== Provided data ==

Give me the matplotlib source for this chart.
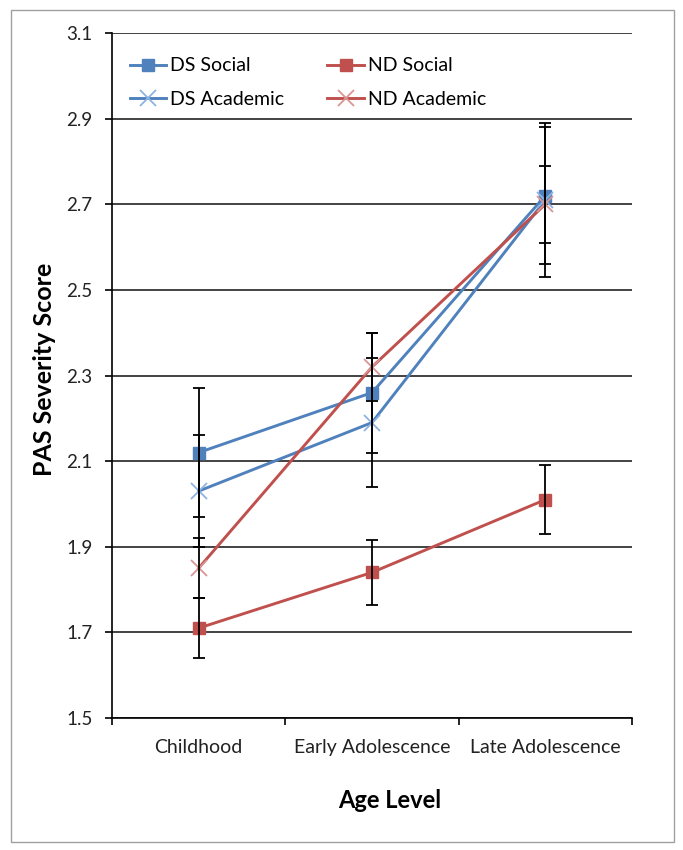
import matplotlib
matplotlib.use("Agg")
import matplotlib.pyplot as plt
from matplotlib.patches import Rectangle

plt.rcParams['font.family'] = ['Lato', 'DejaVu Sans']

categories = ["Childhood", "Early Adolescence", "Late Adolescence"]
ds_social = [2.12, 2.26, 2.72]
ds_social_err = [0.15, 0.14, 0.16]
ds_academic = [2.03, 2.19, 2.71]
ds_academic_err = [0.13, 0.15, 0.18]
nd_social = [1.71, 1.84, 2.01]
nd_social_err = [0.07, 0.075, 0.08]
nd_academic = [1.85, 2.32, 2.70]
nd_academic_err = [0.07, 0.08, 0.09]
y_ticks = [1.5, 1.7, 1.9, 2.1, 2.3, 2.5, 2.7, 2.9, 3.1]

blue = "#4F81BD"
red = "#C0504D"
light_blue = "#8DB3E2"
light_red = "#D99694"

fig = plt.figure(figsize=(6.83, 8.5), dpi=100)
fig.patches.append(Rectangle((11/683, 1-842/850), (674-11)/683, (842-10)/850,
                             transform=fig.transFigure, fill=False,
                             edgecolor="#a0a0a0", linewidth=1.0))
ax = fig.add_axes([112/683, 1-718/850, (632-112)/683, (718-33)/850])

x = list(range(len(categories)))
lw = 2.1
ax.plot(x, ds_social, color=blue, lw=lw, marker="s", ms=9, mfc=blue, mec=blue, label="DS Social", zorder=4)
ax.plot(x, ds_academic, color=blue, lw=lw, marker="x", ms=11, mew=1.3, mec=light_blue, label="DS Academic", zorder=4)
ax.plot(x, nd_social, color=red, lw=lw, marker="s", ms=9, mfc=red, mec=red, label="ND Social", zorder=4)
ax.plot(x, nd_academic, color=red, lw=lw, marker="x", ms=11, mew=1.3, mec=light_red, label="ND Academic", zorder=4)

for vals, errs in [(ds_social, ds_social_err), (ds_academic, ds_academic_err),
                   (nd_social, nd_social_err), (nd_academic, nd_academic_err)]:
    ax.errorbar(x, vals, yerr=errs, fmt="none", ecolor="black", elinewidth=1.3,
                capsize=4.5, capthick=1.3, zorder=5)

ax.set_xlim(-0.5, 2.5)
ax.set_ylim(1.5, 3.1)
ax.set_yticks(y_ticks)
ax.set_yticklabels([f"{v:.1f}" for v in y_ticks], fontsize=13.5, color="#222222")
ax.set_xticks([-0.5, 0.5, 1.5, 2.5])
ax.set_xticklabels([])
ax.set_xticks(x, minor=True)
ax.set_xticklabels(categories, minor=True, fontsize=14, color="#222222")
ax.tick_params(axis="x", which="major", length=5, width=1.2, direction="out")
ax.tick_params(axis="x", which="minor", length=0, pad=15)
ax.tick_params(axis="y", length=5, width=1.2, direction="out", pad=9)

ax.yaxis.grid(True, color="#222222", linewidth=1.2)
ax.set_axisbelow(True)
for s in ["top", "right"]:
    ax.spines[s].set_visible(False)
for s in ["left", "bottom"]:
    ax.spines[s].set_color("black")
    ax.spines[s].set_linewidth(1.2)

fig.text(45/683, 1-369/850, "PAS Severity Score", rotation=90, fontsize=18,
         fontweight="bold", ha="center", va="center")
fig.text(390/683, 1-801/850, "Age Level", fontsize=17, fontweight="bold",
         ha="center", va="center")

handles, labels = ax.get_legend_handles_labels()
order = [0, 1, 2, 3]
leg = ax.legend([handles[i] for i in order], [labels[i] for i in order],
                ncol=2, loc="upper left", bbox_to_anchor=(0.0, 0.99),
                frameon=False, fontsize=14, handlelength=1.9,
                handletextpad=0.2, columnspacing=2.2, labelspacing=0.85)

fig.savefig("out.png", dpi=100)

===

## Required work
Go through the lines above. Select every one that has the string "matplotlib".

## Result of this exercise
Give me the matplotlib source for this chart.
import matplotlib
matplotlib.use("Agg")
import matplotlib.pyplot as plt
from matplotlib.patches import Rectangle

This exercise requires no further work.